A High-Sensitivity Radon Emanation Detector System for Future Low-Background Experiments (2309.04514v2)

Abstract: Radioactive radon atoms originating from the long-lived primordial $^{238}\mathrm{U}$ and $^{232}\mathrm{Th}$ decay chains are constantly emanated from the surfaces of most materials. The radon atoms and their radioactive daughter isotopes can significantly contribute to the background of low-background experiments. The $^{222}\mathrm{Rn}$ progeny $^{214}\mathrm{Pb}$, for example, dominates the background of current liquid xenon-based direct dark matter detectors. We report on a new detector system to directly quantify the $^{222}\mathrm{Rn}$ surface emanation rate of materials. Using cryogenic physisorption traps, emanated radon atoms are transferred from an independent emanation vessel and concentrated within the dedicated detection vessel.
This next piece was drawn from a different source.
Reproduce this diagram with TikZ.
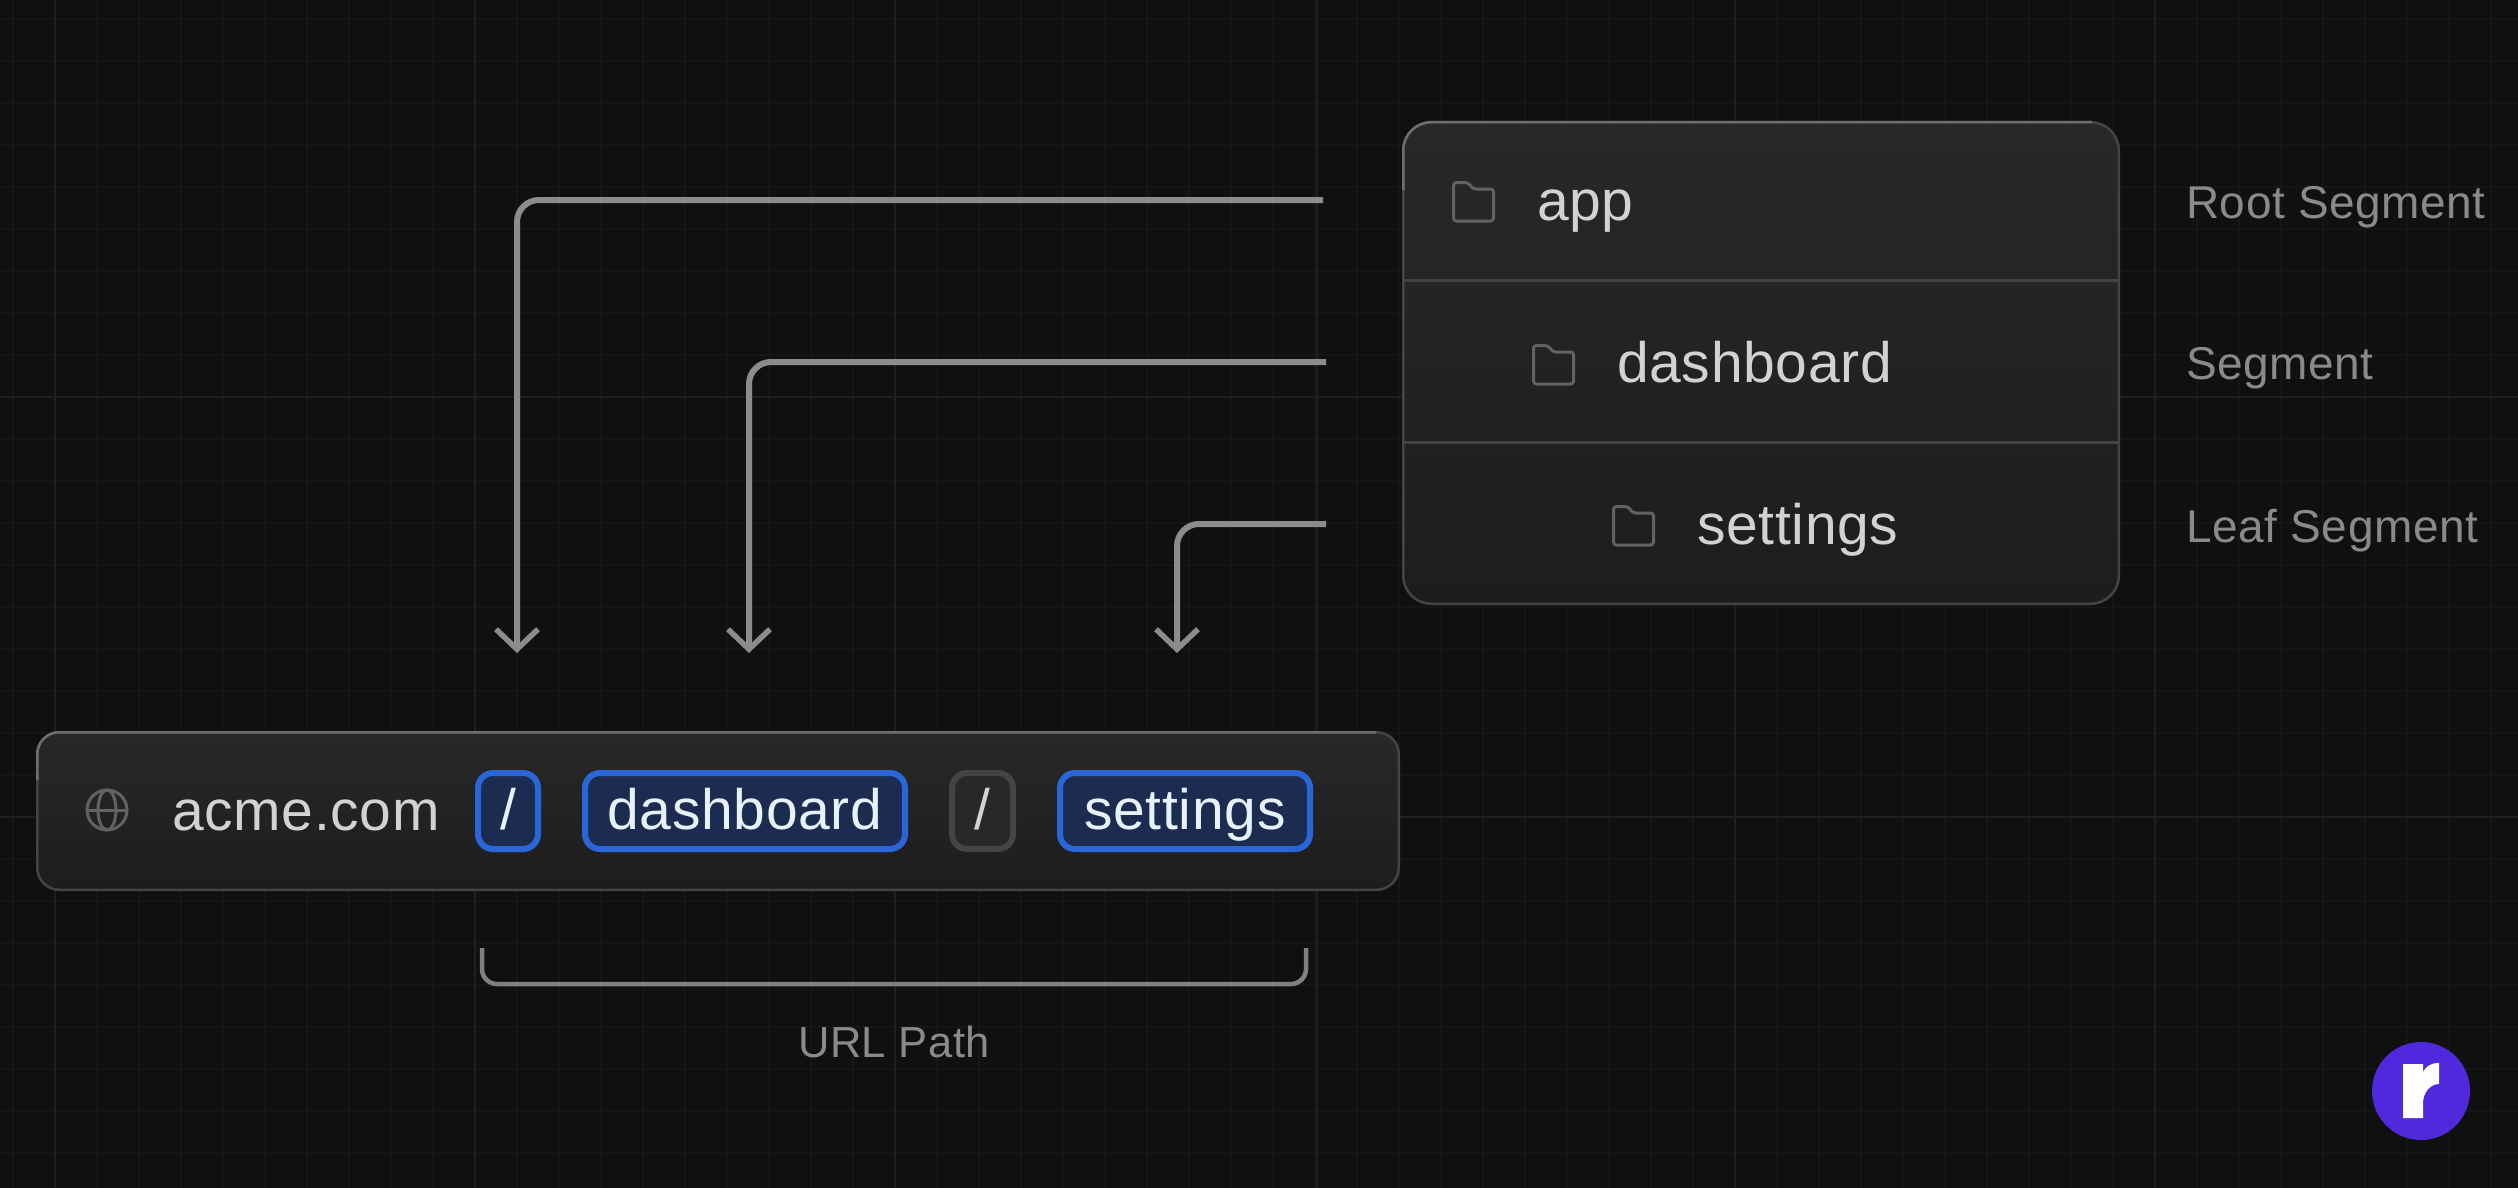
\documentclass[tikz,border=0pt]{standalone}
\usepackage{fontspec}
\setmainfont[LetterSpace=1.2]{Liberation Sans}
\usepackage{tikz}
\usetikzlibrary{arrows.meta,positioning}

\definecolor{pagebg}{HTML}{101011}
\definecolor{gridfine}{HTML}{161617}
\definecolor{gridmajor}{HTML}{1F1F20}
\definecolor{boxtop}{HTML}{282829}
\definecolor{boxbottom}{HTML}{1D1D1E}
\definecolor{boxline}{HTML}{444445}
\definecolor{boxlight}{HTML}{6E6E6E}
\definecolor{linkgrey}{HTML}{8C8C8C}
\definecolor{bracketgrey}{HTML}{808080}
\definecolor{maintext}{HTML}{D2D2D2}
\definecolor{softtext}{HTML}{8A8A8A}
\definecolor{icongrey}{HTML}{626262}
\definecolor{pillblue}{HTML}{2B66D8}
\definecolor{pillfill}{HTML}{1C2C50}
\definecolor{pilltext}{HTML}{E8F1FF}
\definecolor{logoviolet}{HTML}{5029DC}

\tikzset{
  folder/.pic={
    \draw[icongrey,line width=3pt,rounded corners=3pt] (1.5,40) -- (1.5,1.5) -- (16,1.5) -- (21,8) -- (41.5,8) -- (41.5,40) -- cycle;
  }
}

\begin{document}
\begin{tikzpicture}[x=1pt,y=-1pt]
\tikzstyle{boxed}=[rectangle,draw=boxline,line width=2.5pt,top color=boxtop,bottom color=boxbottom,inner sep=0pt,outer sep=0pt,anchor=north west]
\tikzstyle{rowtext}=[inner sep=0pt,anchor=base west,text=maintext,font=\fontsize{57}{60}\selectfont]
\tikzstyle{sidetext}=[inner sep=0pt,anchor=base west,text=softtext,font=\fontsize{46}{50}\selectfont]
\tikzstyle{pill}=[rectangle,rounded corners=15pt,draw=pillblue,line width=6pt,fill=pillfill,text=pilltext,inner xsep=0pt,inner ysep=11pt,text height=45pt,text depth=9pt,font=\fontsize{57}{60}\selectfont]
\tikzstyle{greypill}=[pill,draw=boxline,fill=boxtop,text=maintext]
\tikzstyle{link}=[linkgrey,line width=6pt,rounded corners=22pt,-{Straight Barb[length=20pt,width=42pt,line width=5.5pt]}]
\tikzstyle{divider}=[boxline,line width=3pt]
\tikzstyle{icon}=[icongrey,line width=3pt]

% background
\fill[pagebg] (0,0) rectangle (2518,1188);
\useasboundingbox (0,0) rectangle (2518,1188);
\foreach \gx in {13,55,...,2518}
  \draw[gridfine,line width=1.5pt] (\gx,0) -- (\gx,1188);
\foreach \gy in {19,61,...,1188}
  \draw[gridfine,line width=1.5pt] (0,\gy) -- (2518,\gy);
\foreach \gx in {55,475,895,1317,1735,2155}
  \draw[gridmajor,line width=1.5pt] (\gx,0) -- (\gx,1188);
\foreach \gy in {397,817}
  \draw[gridmajor,line width=1.5pt] (0,\gy) -- (2518,\gy);

% folder card
\node[boxed,rounded corners=28pt,minimum width=715.5pt,minimum height=481.5pt] (card) at (1403.25,122.25) {};
\draw[boxlight,line width=2.5pt,rounded corners=28pt] (1403.25,190) -- (1403.25,122.25) -- (2092,122.25);
\draw[divider] (card.west |- 0,280) coordinate (rowa) -- (card.east |- 0,280) coordinate (rowaend);
\draw[divider] (card.west |- 0,442) coordinate (rowb) -- (card.east |- 0,442) coordinate (rowbend);
\pic at (1452,181) {folder};
\pic at (1532,344) {folder};
\pic at (1612,505) {folder};
\node[rowtext] (app) at (1537,220) {app};
\node[rowtext] (dash) at (1617,382) {dashboard};
\node[rowtext] (sett) at (1697,544) {settings};
\node[sidetext] (root) at (2186,218) {Root Segment};
\node[sidetext] (seg) at (2186,379) {Segment};
\node[sidetext] (leaf) at (2186,542) {Leaf Segment};

% url bar
\node[boxed,rounded corners=22pt,minimum width=1361.5pt,minimum height=157.5pt] (bar) at (37.25,732.25) {};
\draw[boxlight,line width=2.5pt,rounded corners=22pt] (37.25,780) -- (37.25,732.25) -- (1376,732.25);
\draw[icon] (107,810) circle (20pt);
\draw[icon] (107,810) ellipse (9pt and 20pt);
\draw[icon] (87,810) -- (127,810);
\node[rowtext] (host) at (172,830) {acme.com};
\node[pill,minimum width=60pt] (slasha) at (508,811) {/};
\node[pill,minimum width=320pt,right=41pt of slasha] (dashpill) {dashboard};
\node[greypill,minimum width=61pt,right=41pt of dashpill] (slashb) {/};
\node[pill,minimum width=250pt,right=41pt of slashb] (settpill) {settings};

% links
\coordinate (appstart) at (1323,200);
\coordinate (append) at (517,653);
\coordinate (dashstart) at (1326,362);
\coordinate (dashend) at (749,653);
\coordinate (settstart) at (1326,524);
\coordinate (settend) at (1177,653);
\draw[link] (appstart) -| (append);
\draw[link] (dashstart) -| (dashend);
\draw[link] (settstart) -| (settend);

% bracket
\coordinate (brleft) at (482,948);
\coordinate (brright) at (1306,948);
\coordinate (brlow) at (894,984);
\draw[bracketgrey,line width=4.5pt,rounded corners=15pt] (brleft) |- (brlow) -| (brright);
\node[sidetext,anchor=base,font=\fontsize{43.5}{50}\selectfont] (urlpath) at (894,1057) {URL Path};

% logo
\fill[logoviolet] (2421,1091) circle (49pt);
\fill[white] (2403,1064) -- (2423,1064) -- (2423,1072) .. controls (2426,1066) and (2431,1063) .. (2439,1063) -- (2439,1084) .. controls (2430,1084) and (2423,1093) .. (2423,1103) -- (2423,1118) -- (2403,1118) -- cycle;
\end{tikzpicture}
\end{document}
The charged daughter isotopes are collected electrostatically on a silicon PIN photodiode to spectrometrically measure the alpha decays of $^{218}\mathrm{Po}$ and $^{214}\mathrm{Po}$. The overall detection efficiency is $\sim 36\,\%$ for both polonium channels. The radon emanation activity of the emanation vessel was measured to be $(0.16\pm 0.03)\,\mathrm{mBq}$, resulting in a detection sensitivity of $\sim 0.06\,\mathrm{mBq}$ at $90\,\%\,\mathrm{C.L.}$.